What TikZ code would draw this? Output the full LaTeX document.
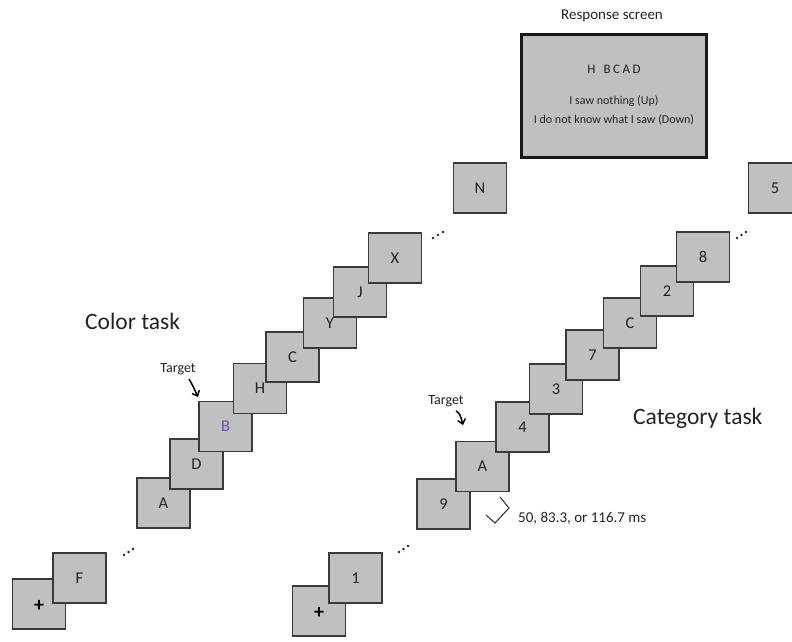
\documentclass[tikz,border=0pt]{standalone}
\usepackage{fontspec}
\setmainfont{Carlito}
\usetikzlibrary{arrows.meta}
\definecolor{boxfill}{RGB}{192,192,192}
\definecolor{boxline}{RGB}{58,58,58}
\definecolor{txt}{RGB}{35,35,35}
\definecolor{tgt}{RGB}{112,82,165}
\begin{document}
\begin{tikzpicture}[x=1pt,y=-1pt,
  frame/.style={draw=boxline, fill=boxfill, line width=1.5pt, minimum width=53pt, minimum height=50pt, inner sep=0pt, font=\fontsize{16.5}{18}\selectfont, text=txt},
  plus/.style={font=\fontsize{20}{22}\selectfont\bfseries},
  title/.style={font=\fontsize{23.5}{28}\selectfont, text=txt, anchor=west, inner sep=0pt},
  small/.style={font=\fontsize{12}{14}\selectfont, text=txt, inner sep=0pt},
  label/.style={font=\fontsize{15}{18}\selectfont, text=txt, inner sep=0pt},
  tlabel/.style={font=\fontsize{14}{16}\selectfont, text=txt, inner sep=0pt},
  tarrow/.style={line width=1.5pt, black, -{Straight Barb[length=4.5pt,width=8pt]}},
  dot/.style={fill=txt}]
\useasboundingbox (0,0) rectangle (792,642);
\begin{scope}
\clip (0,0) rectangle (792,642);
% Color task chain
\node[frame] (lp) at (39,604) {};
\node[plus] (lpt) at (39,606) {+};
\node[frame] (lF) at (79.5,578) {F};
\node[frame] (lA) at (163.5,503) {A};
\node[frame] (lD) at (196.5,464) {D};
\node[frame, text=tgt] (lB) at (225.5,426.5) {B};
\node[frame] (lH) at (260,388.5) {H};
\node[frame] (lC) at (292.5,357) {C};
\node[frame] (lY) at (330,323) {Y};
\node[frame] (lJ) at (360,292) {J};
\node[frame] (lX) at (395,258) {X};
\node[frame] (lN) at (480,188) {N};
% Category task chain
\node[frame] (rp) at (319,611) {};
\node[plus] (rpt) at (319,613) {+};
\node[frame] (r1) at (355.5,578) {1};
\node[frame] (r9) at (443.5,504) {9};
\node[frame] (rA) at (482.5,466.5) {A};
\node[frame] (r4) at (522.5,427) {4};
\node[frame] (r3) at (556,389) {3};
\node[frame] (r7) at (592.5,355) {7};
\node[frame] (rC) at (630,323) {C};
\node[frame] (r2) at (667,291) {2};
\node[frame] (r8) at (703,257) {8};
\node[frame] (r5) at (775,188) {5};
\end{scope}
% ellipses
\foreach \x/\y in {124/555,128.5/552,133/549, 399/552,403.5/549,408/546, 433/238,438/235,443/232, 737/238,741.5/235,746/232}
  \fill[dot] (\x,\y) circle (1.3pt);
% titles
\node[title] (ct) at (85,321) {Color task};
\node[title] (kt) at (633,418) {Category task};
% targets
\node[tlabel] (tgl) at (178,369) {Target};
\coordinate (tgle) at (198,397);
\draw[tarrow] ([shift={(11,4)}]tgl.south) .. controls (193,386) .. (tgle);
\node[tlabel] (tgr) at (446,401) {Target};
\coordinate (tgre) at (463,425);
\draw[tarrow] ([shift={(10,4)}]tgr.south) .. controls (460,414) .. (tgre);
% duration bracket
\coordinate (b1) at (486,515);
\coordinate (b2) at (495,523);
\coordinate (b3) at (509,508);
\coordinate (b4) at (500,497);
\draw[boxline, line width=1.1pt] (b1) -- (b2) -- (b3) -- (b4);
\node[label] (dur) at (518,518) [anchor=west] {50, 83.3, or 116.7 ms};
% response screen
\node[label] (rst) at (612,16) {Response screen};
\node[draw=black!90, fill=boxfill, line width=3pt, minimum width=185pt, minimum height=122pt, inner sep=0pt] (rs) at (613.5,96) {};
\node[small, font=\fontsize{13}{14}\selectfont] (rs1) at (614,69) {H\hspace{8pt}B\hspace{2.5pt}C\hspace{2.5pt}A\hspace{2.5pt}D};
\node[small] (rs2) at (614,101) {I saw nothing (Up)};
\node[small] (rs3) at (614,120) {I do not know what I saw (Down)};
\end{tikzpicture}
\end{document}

-=-=-

* [Given instruction]:
Reproduce the whole listing word for word, setting aside any pictures.

* [Complete output]:
What TikZ code would draw this? Output the full LaTeX document.
\documentclass[tikz,border=0pt]{standalone}
\usepackage{fontspec}
\setmainfont{Carlito}
\usetikzlibrary{arrows.meta}
\definecolor{boxfill}{RGB}{192,192,192}
\definecolor{boxline}{RGB}{58,58,58}
\definecolor{txt}{RGB}{35,35,35}
\definecolor{tgt}{RGB}{112,82,165}
\begin{document}
\begin{tikzpicture}[x=1pt,y=-1pt,
  frame/.style={draw=boxline, fill=boxfill, line width=1.5pt, minimum width=53pt, minimum height=50pt, inner sep=0pt, font=\fontsize{16.5}{18}\selectfont, text=txt},
  plus/.style={font=\fontsize{20}{22}\selectfont\bfseries},
  title/.style={font=\fontsize{23.5}{28}\selectfont, text=txt, anchor=west, inner sep=0pt},
  small/.style={font=\fontsize{12}{14}\selectfont, text=txt, inner sep=0pt},
  label/.style={font=\fontsize{15}{18}\selectfont, text=txt, inner sep=0pt},
  tlabel/.style={font=\fontsize{14}{16}\selectfont, text=txt, inner sep=0pt},
  tarrow/.style={line width=1.5pt, black, -{Straight Barb[length=4.5pt,width=8pt]}},
  dot/.style={fill=txt}]
\useasboundingbox (0,0) rectangle (792,642);
\begin{scope}
\clip (0,0) rectangle (792,642);
% Color task chain
\node[frame] (lp) at (39,604) {};
\node[plus] (lpt) at (39,606) {+};
\node[frame] (lF) at (79.5,578) {F};
\node[frame] (lA) at (163.5,503) {A};
\node[frame] (lD) at (196.5,464) {D};
\node[frame, text=tgt] (lB) at (225.5,426.5) {B};
\node[frame] (lH) at (260,388.5) {H};
\node[frame] (lC) at (292.5,357) {C};
\node[frame] (lY) at (330,323) {Y};
\node[frame] (lJ) at (360,292) {J};
\node[frame] (lX) at (395,258) {X};
\node[frame] (lN) at (480,188) {N};
% Category task chain
\node[frame] (rp) at (319,611) {};
\node[plus] (rpt) at (319,613) {+};
\node[frame] (r1) at (355.5,578) {1};
\node[frame] (r9) at (443.5,504) {9};
\node[frame] (rA) at (482.5,466.5) {A};
\node[frame] (r4) at (522.5,427) {4};
\node[frame] (r3) at (556,389) {3};
\node[frame] (r7) at (592.5,355) {7};
\node[frame] (rC) at (630,323) {C};
\node[frame] (r2) at (667,291) {2};
\node[frame] (r8) at (703,257) {8};
\node[frame] (r5) at (775,188) {5};
\end{scope}
% ellipses
\foreach \x/\y in {124/555,128.5/552,133/549, 399/552,403.5/549,408/546, 433/238,438/235,443/232, 737/238,741.5/235,746/232}
  \fill[dot] (\x,\y) circle (1.3pt);
% titles
\node[title] (ct) at (85,321) {Color task};
\node[title] (kt) at (633,418) {Category task};
% targets
\node[tlabel] (tgl) at (178,369) {Target};
\coordinate (tgle) at (198,397);
\draw[tarrow] ([shift={(11,4)}]tgl.south) .. controls (193,386) .. (tgle);
\node[tlabel] (tgr) at (446,401) {Target};
\coordinate (tgre) at (463,425);
\draw[tarrow] ([shift={(10,4)}]tgr.south) .. controls (460,414) .. (tgre);
% duration bracket
\coordinate (b1) at (486,515);
\coordinate (b2) at (495,523);
\coordinate (b3) at (509,508);
\coordinate (b4) at (500,497);
\draw[boxline, line width=1.1pt] (b1) -- (b2) -- (b3) -- (b4);
\node[label] (dur) at (518,518) [anchor=west] {50, 83.3, or 116.7 ms};
% response screen
\node[label] (rst) at (612,16) {Response screen};
\node[draw=black!90, fill=boxfill, line width=3pt, minimum width=185pt, minimum height=122pt, inner sep=0pt] (rs) at (613.5,96) {};
\node[small, font=\fontsize{13}{14}\selectfont] (rs1) at (614,69) {H\hspace{8pt}B\hspace{2.5pt}C\hspace{2.5pt}A\hspace{2.5pt}D};
\node[small] (rs2) at (614,101) {I saw nothing (Up)};
\node[small] (rs3) at (614,120) {I do not know what I saw (Down)};
\end{tikzpicture}
\end{document}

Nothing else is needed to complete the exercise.